Representatives of neighbouring countries, including Iran, Kazakhstan and Pakistan then took the floor, with Uzbekistan’s representative proposing a high-level international negotiating group on settlement in Afghanistan. The group would provide a unique platform for dialogue, which conveys demands of the international community and serious concerns regarding the violation of international norms, with a view to helping the Taliban gradually normalize its relations with the world, he said.
Afghanistan’s representative said there is no hope for positive change and progress in the overall social, economic, security and political situation in his country due to the Taliban who have returned to the draconian, cruel and inhumane practices of their past rule.
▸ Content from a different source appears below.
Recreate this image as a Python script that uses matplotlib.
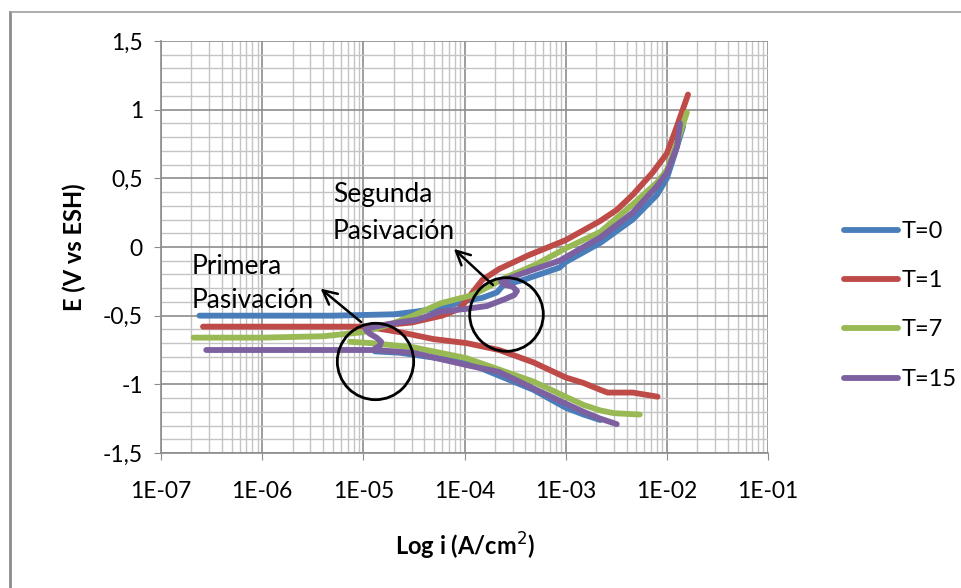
import matplotlib
matplotlib.use("Agg")
import matplotlib.pyplot as plt
from matplotlib.lines import Line2D
from matplotlib.ticker import LogLocator, MultipleLocator, NullFormatter

plt.rcParams['font.family'] = ['Lato', 'DejaVu Sans']

labels = ['T=0', 'T=1', 'T=7', 'T=15']
colors = ['#4A7EBB', '#BE4B48', '#98B954', '#7D60A0']

# T=0
i_an_0 = [2.4e-7, 1e-6, 5e-6, 2e-5, 3.4e-5, 6e-5, 1.05e-4, 1.5e-4, 2.1e-4, 2.4e-4, 3.8e-4,
          8.7e-4, 1.0e-3, 2.2e-3, 4.6e-3, 8e-3, 1e-2, 1.2e-2, 1.45e-2]
E_an_0 = [-0.50, -0.50, -0.50, -0.49, -0.47, -0.44, -0.39, -0.37, -0.33, -0.28, -0.24,
          -0.15, -0.11, 0.03, 0.20, 0.38, 0.50, 0.68, 0.88]
i_cat_0 = [1.3e-5, 2.3e-5, 1.05e-4, 4.8e-4, 1.0e-3, 1.5e-3, 2.2e-3]
E_cat_0 = [-0.76, -0.77, -0.84, -1.04, -1.17, -1.22, -1.26]

# T=1
i_an_1 = [1.1e-5, 3e-5, 6e-5, 8.9e-5, 1.05e-4, 1.2e-4, 1.5e-4, 2.2e-4, 4.3e-4,
          1e-3, 2.2e-3, 3.2e-3, 4.6e-3, 7.2e-3, 1e-2, 1.26e-2, 1.62e-2]
E_an_1 = [-0.58, -0.55, -0.50, -0.45, -0.39, -0.33, -0.24, -0.16, -0.06,
          0.05, 0.19, 0.27, 0.38, 0.54, 0.68, 0.88, 1.11]
i_cat_1 = [2.6e-7, 1e-6, 5e-6, 1e-5, 1.3e-5, 2.3e-5, 4.9e-5, 1.05e-4, 2.2e-4, 4.8e-4,
           1e-3, 1.5e-3, 2.2e-3, 2.6e-3, 4.6e-3, 8.1e-3]
E_cat_1 = [-0.58, -0.58, -0.58, -0.58, -0.59, -0.62, -0.67, -0.70, -0.75, -0.84,
           -0.95, -0.99, -1.04, -1.06, -1.06, -1.09]

# T=7
i_an_7 = [2.1e-7, 1e-6, 4e-6, 1e-5, 1.9e-5, 3.1e-5, 5.8e-5, 1.2e-4, 2.6e-4, 5e-4,
          1e-3, 2.2e-3, 4.6e-3, 8e-3, 1e-2, 1.26e-2, 1.58e-2]
E_an_7 = [-0.66, -0.66, -0.65, -0.62, -0.56, -0.50, -0.41, -0.35, -0.22, -0.13,
          -0.01, 0.11, 0.31, 0.47, 0.56, 0.76, 0.98]
i_cat_7 = [7.4e-6, 1.2e-5, 3.1e-5, 1.05e-4, 4.8e-4, 1e-3, 1.5e-3, 2.2e-3, 3e-3, 5.4e-3]
E_cat_7 = [-0.69, -0.70, -0.73, -0.81, -0.98, -1.09, -1.15, -1.19, -1.21, -1.22]

# T=15
i_an_15 = [1.3e-5, 1.45e-5, 1.5e-5, 1.35e-5, 1.15e-5, 1.05e-5, 1.3e-5, 1.8e-5, 3.4e-5,
           5.8e-5, 1.05e-4, 1.66e-4, 2.5e-4, 3.1e-4, 3.3e-4, 3.0e-4, 2.4e-4, 2.3e-4,
           3.8e-4, 8.7e-4, 2.2e-3, 4.6e-3, 7.9e-3, 1e-2, 1.26e-2, 1.35e-2]
E_an_15 = [-0.74, -0.72, -0.69, -0.66, -0.63, -0.60, -0.58, -0.56, -0.53,
           -0.47, -0.45, -0.43, -0.38, -0.35, -0.32, -0.29, -0.27, -0.25,
           -0.19, -0.10, 0.07, 0.25, 0.44, 0.54, 0.73, 0.90]
i_cat_15 = [2.8e-7, 1e-6, 5e-6, 1.3e-5, 3.1e-5, 1.05e-4, 2.2e-4, 4.8e-4, 1e-3, 1.5e-3,
            2.2e-3, 3.2e-3]
E_cat_15 = [-0.75, -0.75, -0.75, -0.75, -0.77, -0.86, -0.91, -1.03, -1.14, -1.20,
            -1.25, -1.29]

series = [
    (i_an_0, E_an_0, i_cat_0, E_cat_0),
    (i_an_1, E_an_1, i_cat_1, E_cat_1),
    (i_an_7, E_an_7, i_cat_7, E_cat_7),
    (i_an_15, E_an_15, i_cat_15, E_cat_15),
]

fig = plt.figure(figsize=(9.61, 5.88), dpi=100)
ax = fig.add_axes([161 / 961, 1 - 453 / 588, (768 - 161) / 961, (453 - 41) / 588])

ax.set_xscale('log')
ax.set_xlim(1e-7, 1e-1)
ax.set_ylim(-1.5, 1.5)

ax.yaxis.set_major_locator(MultipleLocator(0.5))
ax.yaxis.set_minor_locator(MultipleLocator(0.1))
ax.xaxis.set_minor_locator(LogLocator(base=10, subs=range(2, 10), numticks=20))
ax.xaxis.set_minor_formatter(NullFormatter())

ax.grid(which='minor', color='#c4c4c4', lw=1.0)
ax.grid(which='major', color='#8c8c8c', lw=1.2)
ax.set_axisbelow(True)

for s in ['top', 'right']:
    ax.spines[s].set_visible(False)
for s in ['left', 'bottom']:
    ax.spines[s].set_color('#8c8c8c')
    ax.spines[s].set_linewidth(1.2)

ax.tick_params(which='major', length=5, color='#8c8c8c', labelsize=16.5, pad=8)
ax.tick_params(which='minor', length=0)
ax.tick_params(axis='x', pad=15)

xt = [1e-7, 1e-6, 1e-5, 1e-4, 1e-3, 1e-2, 1e-1]
ax.set_xticks(xt)
ax.set_xticklabels(['1E-07', '1E-06', '1E-05', '1E-04', '1E-03', '1E-02', '1E-01'])
yt = [-1.5, -1, -0.5, 0, 0.5, 1, 1.5]
ax.set_yticks(yt)
ax.set_yticklabels(['-1,5', '-1', '-0,5', '0', '0,5', '1', '1,5'])

for (ia, ea, ic, ec), c in zip(series, colors):
    ax.plot(ic, ec, color=c, lw=4.2, solid_capstyle='round', solid_joinstyle='round')
    ax.plot(ia, ea, color=c, lw=4.2, solid_capstyle='round', solid_joinstyle='round')

ax.set_xlabel('Log i (A/cm$^2$)', fontsize=17, fontweight='bold', labelpad=21)
ax.set_ylabel('E (V vs ESH)', fontsize=17, fontweight='bold', labelpad=12)

# circles around the passivation zones
ax.plot([1.3e-5], [-0.83], marker='o', ms=55, mfc='none', mec='black', mew=2, clip_on=False)
ax.plot([2.55e-4], [-0.49], marker='o', ms=53, mfc='none', mec='black', mew=2, clip_on=False)

ax.annotate('', xy=(3.6e-6, -0.29), xytext=(1.0e-5, -0.56),
            arrowprops=dict(arrowstyle='->', lw=1.8, color='black', mutation_scale=25))
ax.annotate('', xy=(7.5e-5, -0.0), xytext=(2.0e-4, -0.29),
            arrowprops=dict(arrowstyle='->', lw=1.8, color='black', mutation_scale=25))

ax.text(2.0e-7, -0.14, 'Primera', fontsize=19, va='center', ha='left')
ax.text(2.0e-7, -0.39, 'Pasivación', fontsize=19, va='center', ha='left')
ax.text(5.0e-6, 0.38, 'Segunda', fontsize=19, va='center', ha='left')
ax.text(5.0e-6, 0.11, 'Pasivación', fontsize=19, va='center', ha='left')

handles = [Line2D([], [], color=c, lw=4.2, solid_capstyle='round') for c in colors]
fig.legend(handles, labels, loc='upper left', bbox_to_anchor=(832 / 961, 1 - 209 / 588),
           frameon=False, fontsize=17, handlelength=2.3, handletextpad=0.15,
           labelspacing=1.2, borderpad=0)

# chart area border (left and top edges visible)
fig.add_artist(Line2D([10 / 961, 10 / 961], [0, 1 - 12 / 588], transform=fig.transFigure,
                      color='#8c8c8c', lw=2))
fig.add_artist(Line2D([10 / 961, 1], [1 - 12 / 588, 1 - 12 / 588], transform=fig.transFigure,
                      color='#a0a0a0', lw=1.2))

fig.savefig('out.png', dpi=100)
Respecting human rights and embracing the political, social and civil rights of all Afghans, including participation of women and girls in all facets of society, should be a non-negotiable prerequisite for any engagement. “It is time that the international community, regional countries, international donors and Afghans inside and abroad come together to resume political settlement talks,” he said, calling on the Council to unite and reach consensus to restore peace and stability in his country.
Also speaking today were representatives of Gabon, China, Brazil, Albania, Ireland, Mexico, United Kingdom, Ghana, France and India.
The representatives of the United States, United Kingdom and the United Arab Emirates took the floor a second time.
The meeting began at 10:37 a.m. and ended at 1:51 p.m.